A sysadmin, a DBA, and a developer walk into a bar. The sysadmin orders a light lager to maximize uptime, the DBA orders a 30-year aged single malt to avoid undue adulteration, and the developer orders a Pan Galactic Gargle Blaster (The Hitchhikers Guide to the Galaxy, Douglas Adams describes the Pan Galactic Gargle Blaster as the alcoholic equivalent of a mugging — expensive and bad for the head) because it hasn’t been invented yet. An hour later, the DBA has gone home already, the developer has moved on to a more modern bar, and the slightly wobbly and heavily overutilized sysadmin is holding down the fort, while also holding a lager in one hand, a single malt in another hand, and a Pan Galactic in another hand.

Traditional siloed organizational structures force a complicated dance to get anything done. It’s no surprise that, in large enterprises, IT and the business rarely have a healthy relationship. Historically, the common approach to improving the situation was to add more process discipline, which further complicated the dance, making it harder to release code into production (and by consequence, value to customers). Having increasingly well-defined handoffs between a developer, a DBA, and a sysadmin exemplifies process discipline. Every time you fill out a database schema change request form or an operational handoff document, you’ve seen process discipline in action.

Continuous delivery changes the equation by emphasizing engineering discipline over process discipline. It’s about automating the steps required to build the confidence which allows the business to release new code on demand. Although the engineering discipline encompasses a wide spectrum of practices, testing plays a central role. In this article, we’ll look at a sample test strategy for a microservices world, and show where service virtualization does and doesn’t fit.
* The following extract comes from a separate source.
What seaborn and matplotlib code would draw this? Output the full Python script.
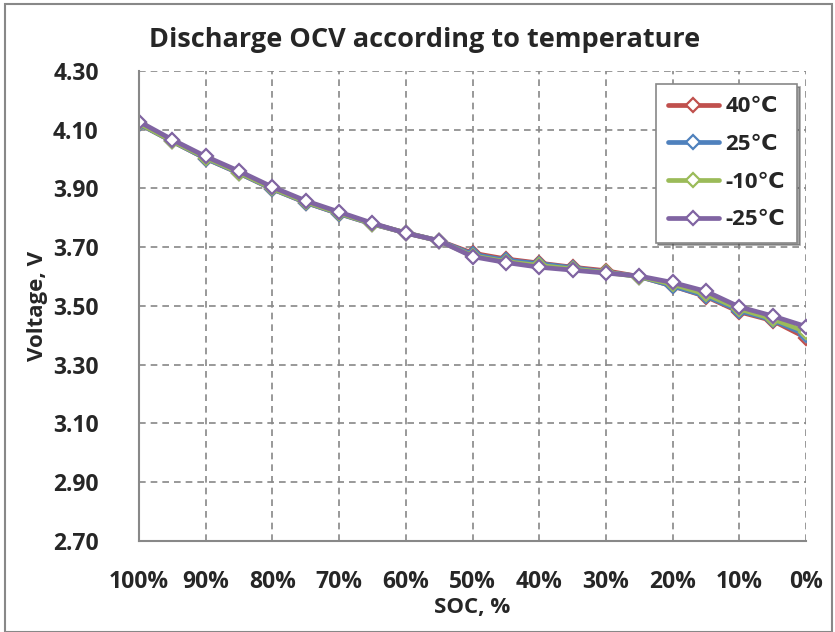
import numpy as np
import pandas as pd
import matplotlib
matplotlib.use('Agg')
import matplotlib.pyplot as plt
import seaborn as sns
from matplotlib.patches import Rectangle

# State of charge, % (left to right: 100 -> 0)
soc = [100, 95, 90, 85, 80, 75, 70, 65, 60, 55, 50, 45, 40, 35, 30, 25, 20, 15, 10, 5, 0]

# Open circuit voltage per temperature, V
v_40 = [4.120, 4.060, 4.002, 3.952, 3.898, 3.852, 3.814, 3.779, 3.749, 3.722, 3.680, 3.660, 3.646, 3.632, 3.620, 3.600, 3.568, 3.532, 3.480, 3.450, 3.392]
v_25 = [4.120, 4.060, 4.002, 3.952, 3.898, 3.852, 3.814, 3.779, 3.749, 3.722, 3.676, 3.656, 3.644, 3.630, 3.616, 3.600, 3.568, 3.534, 3.484, 3.452, 3.402]
v_m10 = [4.122, 4.061, 4.005, 3.954, 3.900, 3.854, 3.816, 3.780, 3.749, 3.721, 3.671, 3.651, 3.638, 3.626, 3.614, 3.600, 3.574, 3.540, 3.490, 3.456, 3.412]
v_m25 = [4.128, 4.066, 4.009, 3.959, 3.905, 3.858, 3.820, 3.782, 3.748, 3.722, 3.668, 3.648, 3.632, 3.622, 3.612, 3.602, 3.580, 3.550, 3.497, 3.466, 3.430]

series_names = ['40\u2103', '25\u2103', '-10\u2103', '-25\u2103']
series_vals = [v_40, v_25, v_m10, v_m25]
colors = ['#C0504D', '#4F81BD', '#9BBB59', '#8064A2']

y_ticks = [2.70, 2.90, 3.10, 3.30, 3.50, 3.70, 3.90, 4.10, 4.30]
x_ticks = [100, 90, 80, 70, 60, 50, 40, 30, 20, 10, 0]

df = pd.concat([
    pd.DataFrame({'SOC': soc, 'Voltage': vals, 'Temp': name})
    for name, vals in zip(series_names, series_vals)
])

sns.set_style('white')
plt.rcParams['font.family'] = ['Open Sans', 'DejaVu Sans']
plt.rcParams['font.weight'] = 'bold'

fig = plt.figure(figsize=(8.35, 6.32), dpi=100)
ax = fig.add_axes([0.1665, 0.144, 0.7988, 0.7437])

for name, col in zip(series_names, colors):
    sns.lineplot(data=df[df['Temp'] == name], x='SOC', y='Voltage', ax=ax,
                 color=col, linewidth=3.4, marker='D', markersize=7.5,
                 markerfacecolor='white', markeredgecolor=col,
                 markeredgewidth=1.6, label=name, legend=False)

ax.set_xlim(100, 0)
ax.set_ylim(2.70, 4.30)
ax.set_xticks(x_ticks)
ax.set_xticklabels([f'{t}%' for t in x_ticks])
ax.set_yticks(y_ticks)
ax.set_yticklabels([f'{t:.2f}' for t in y_ticks])
ax.tick_params(axis='both', labelsize=16.5, length=7, width=1.3,
               color='#888888', direction='out')
ax.tick_params(axis='x', pad=14)
ax.tick_params(axis='y', pad=22)
for lab in ax.get_xticklabels() + ax.get_yticklabels():
    lab.set_fontweight('bold')

ax.grid(True, linestyle=(0, (4, 3)), color='#888888', linewidth=1.2)
for side in ['top', 'right']:
    ax.spines[side].set_visible(False)
for side in ['left', 'bottom']:
    ax.spines[side].set_color('#888888')
    ax.spines[side].set_linewidth(1.5)

ax.set_xlabel('SOC, %', fontsize=16, fontweight='bold', labelpad=2)
ax.set_ylabel('Voltage, V', fontsize=16, fontweight='bold', labelpad=4)
fig.text(0.508, 0.937, 'Discharge OCV according to temperature', fontsize=19.5,
         fontweight='bold', ha='center', va='center')

leg = ax.legend(loc='upper right', bbox_to_anchor=(0.987, 0.972),
                borderaxespad=0, numpoints=1,
                frameon=True, fancybox=False, shadow=True,
                handlelength=2.3, labelspacing=0.75, borderpad=0.55,
                handletextpad=0.3,
                prop={'weight': 'bold', 'size': 16})
leg.get_frame().set_edgecolor('#888888')
leg.get_frame().set_linewidth(1.2)

# chart border
fig.patches.append(Rectangle((0.006, 0.0), 0.99, 0.993, transform=fig.transFigure,
                             fill=False, edgecolor='#888888', linewidth=1.5))

fig.savefig('out.png', dpi=100)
A continuous delivery refresher

Jez Humble and Dave Farley wrote Continuous Delivery to capture the key practices they saw enabling the rapid delivery of software. The traditional process discipline of centralized release management and toll gates increases congestion and slow delivery. The emphasis is on safety, providing additional checks to increase confidence that the software being delivered will work.

In contrast, continuous delivery (CD) focuses on automation, emphasizing safety, speed, and sustainability of delivering software. It requires the code to be in a deployable state at all times, forcing us to abandon the ideas of “dev complete,” “feature complete,” and “hardening iterations.” Those concepts are hangovers from the world of yesteryear, in which we papered over a lack of engineering discipline by adding additional layers of process.

A GLOSSARY OF TERMS SURROUNDING CONTINUOUS DELIVERY

Here are several terms that are important for this article:

  • Continuous integration: Although continuous integration is (CI) often confused with running an automated build and every commit through a tool like Jenkins, it’s actually the practice of ensuring that your code is merged and works with everyone else’s on a continual basis (at least once a day).
  • Continuous delivery: The set of software development practices that ensures code is always releasable. The full spectrum of CD practices includes developer-facing techniques like feature toggles, which provide a way of hiding code which is still a work-in-progress, to production-facing approaches like monitoring and canary testing, which scales up a release to a customer base over time. In between comes testing.
  • Deployment pipeline: The path code takes from the time it’s committed to the time it reaches production.
  • Continuous deployment: An advanced type of continuous delivery that removes all manual interventions from the deployment pipeline.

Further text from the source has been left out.